Naturalmente, el trabajo en nuestra sociedad no está puesto para realizarnos,
ni para hacernos felices; está para que produzcamos, en última instancia en
beneficio de otros. Somos lo que Byung-Chul Han llama “sujetos de rendimiento”:
solo quien rinde vale, y solo valemos mientras rendimos. No, no se trata de
defender el trabajo, que, en estas condiciones, es de entrada alienante. Si
podemos librarnos de él durante unas pocas semanas, si podemos escatimarle una
parte de nuestra vida, ¡bienvenida sea!
Yo solo quería
subrayar que, aun así, no hay ninguna garantía de que ese tiempo de supuesta
libertad nos haga realmente libres; de que nos haga mejores y más felices. Porque
eso no depende tanto de nuestras actividades como de nuestra actitud. Ya Séneca
nos recordaba que uno, cuando va de viaje, siempre se lleva a cuestas a sí
mismo. Una mirada turbia puede empañar el más bello paisaje. En esto, el tiempo
libre no se diferencia del tiempo pautado.
Así que, en
definitiva, las vacaciones estuvieron bien, pero admitamos que tampoco fueron
la tierra prometida que pretendemos ver en ellas hoy que terminan. El final de
las cosas siempre nos induce a magnificarlas, precisamente porque ahora que se
van, ahora que ya no son reales, podemos poner en ellas todas nuestras
fantasías, todas nuestras nostalgias. Es fácil convencernos de que hubo un
tiempo en que tuvimos lo que esperamos. Precisamente porque esperamos, porque
ponemos la alegría fuera de la realidad, y ese es el mejor modo de sentir que
nunca la tenemos. Como dice Comte-Sponville, las añoranzas y las esperanzas
solo nos llevan a la insatisfacción: la única felicidad posible está en
disfrutar del presente, en fundar una alegría del aquí y ahora.
Y aquí y ahora
resulta que tenemos que volver a trabajar. “Quizá tengan razón los días
laborables”, meditaba Gil de Biedma. Esos días en los que se supone que no hay
aventura, en los que se nos deja tan poca libertad, en los que se nos subyuga
con tantas responsabilidades, tienen también el aroma del hogar, que cuenta con
sus propios dones, y el sabor de la costumbre, que protegen sus propios dioses.

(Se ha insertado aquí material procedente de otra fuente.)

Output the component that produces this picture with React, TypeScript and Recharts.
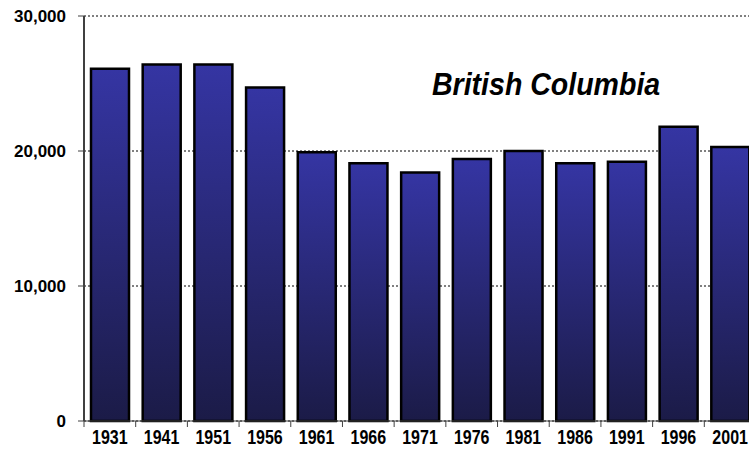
import React from 'react';
import { BarChart, Bar, XAxis, YAxis, CartesianGrid } from 'recharts';

const years = ['1931', '1941', '1951', '1956', '1961', '1966', '1971', '1976', '1981', '1986', '1991', '1996', '2001'];
const population = [26100, 26400, 26400, 24700, 19900, 19100, 18400, 19400, 20000, 19100, 19200, 21800, 20300];
const yTicks = [0, 10000, 20000, 30000];

const CHART_W = 760;
const CHART_H = 449;
const AXIS_W = 84;
const RIGHT = 4;
const X_AXIS_H = 28;
const AXIS_Y = CHART_H - X_AXIS_H;
const BAND = (CHART_W - AXIS_W - RIGHT) / years.length;

const chartData = years.map((year, i) => ({ year, value: population[i] }));

const fontFamily = 'Arial, "Liberation Sans", sans-serif';

// label plus a tick mark on the left edge of each category
const YearTick = (props: any) => {
  const { x, payload } = props;
  const left = x - BAND / 2;
  return (
    <g>
      <line x1={left} y1={AXIS_Y} x2={left} y2={AXIS_Y + 6} stroke="#404040" strokeWidth={1} />
      <text
        transform={`translate(${x},${AXIS_Y + 23}) scale(0.8,1)`}
        textAnchor="middle"
        fill="#000"
        fontSize={20}
        fontWeight="bold"
        fontFamily={fontFamily}
      >
        {payload.value}
      </text>
    </g>
  );
};

export default function App() {
  return (
    <div style={{ position: 'absolute', left: 0, top: 0, width: 749, height: 449, overflow: 'hidden', background: '#fff' }}>
      <BarChart
        width={CHART_W}
        height={CHART_H}
        data={chartData}
        margin={{ top: 16, right: RIGHT, left: 0, bottom: 0 }}
        barCategoryGap={7}
      >
        <defs>
          <linearGradient id="barFill" x1="0" y1="0" x2="0" y2="1">
            <stop offset="0%" stopColor="#3535a3" />
            <stop offset="100%" stopColor="#1b1b47" />
          </linearGradient>
        </defs>
        <CartesianGrid vertical={false} stroke="#000" strokeDasharray="2 2" strokeWidth={1} />
        <XAxis
          dataKey="year"
          height={X_AXIS_H}
          axisLine={{ stroke: '#404040', strokeWidth: 1 }}
          tickLine={false}
          tick={<YearTick />}
          interval={0}
        />
        <YAxis
          width={AXIS_W}
          domain={[0, 30000]}
          ticks={yTicks}
          tickFormatter={(v: number) => v.toLocaleString('en-US')}
          axisLine={{ stroke: '#404040', strokeWidth: 2 }}
          tickLine={{ stroke: '#404040' }}
          tickSize={6}
          tickMargin={12}
          tick={{ fill: '#000', fontSize: 17, fontWeight: 'bold', fontFamily }}
        />
        <Bar dataKey="value" fill="url(#barFill)" stroke="#000" strokeWidth={2.5} isAnimationActive={false} />
      </BarChart>
      <div
        style={{
          position: 'absolute',
          left: 432,
          top: 67,
          fontFamily,
          fontSize: 31,
          fontWeight: 'bold',
          fontStyle: 'italic',
          color: '#000',
          whiteSpace: 'nowrap',
          transform: 'scaleX(0.92)',
          transformOrigin: 'left top',
        }}
      >
        British Columbia
      </div>
    </div>
  );
}
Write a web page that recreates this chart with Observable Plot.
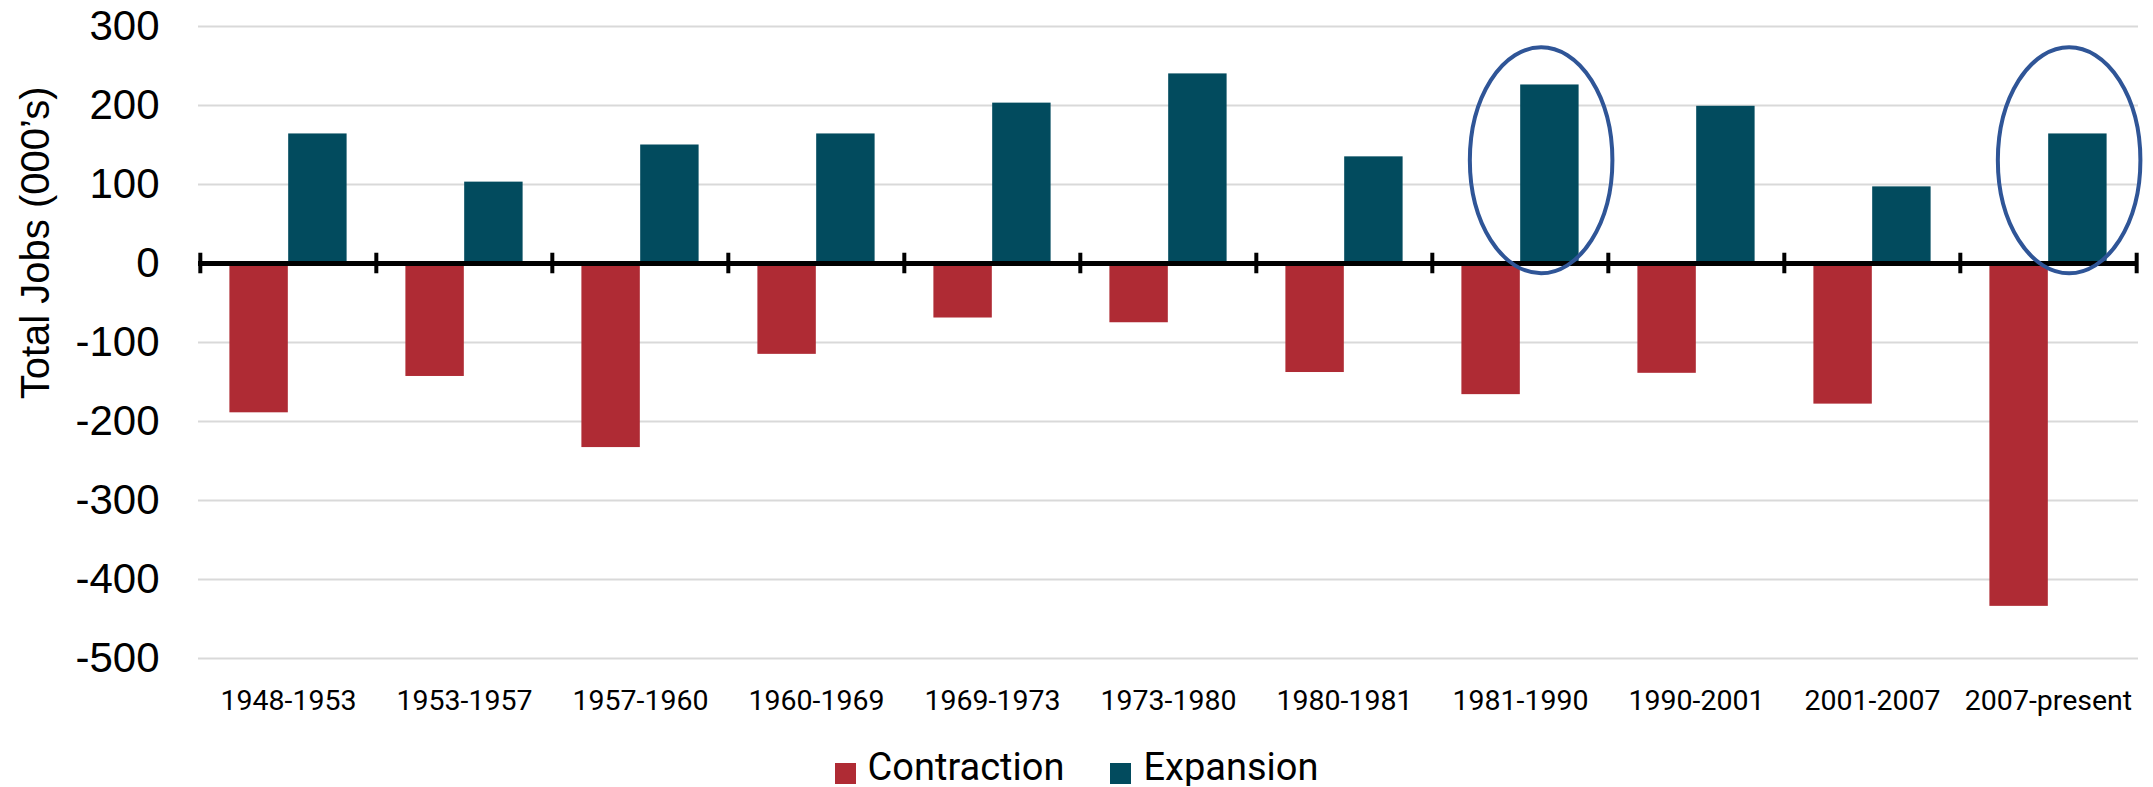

Esos días son la oportunidad para reinventar no la excepción, sino la regla. Para
honrar a los manes, los dioses que
guardan el hogar, que es la nostalgia de todos los aventureros y la utopía de
los vagabundos. Para convertir la rutina en caja de pequeñas sorpresas, el
trabajo en ocasión de creaciones y, como dice Rosa Regàs, la costumbre en
imaginación.
Así, sin prisas y sin hacer ruido, llegarán las próximas vacaciones.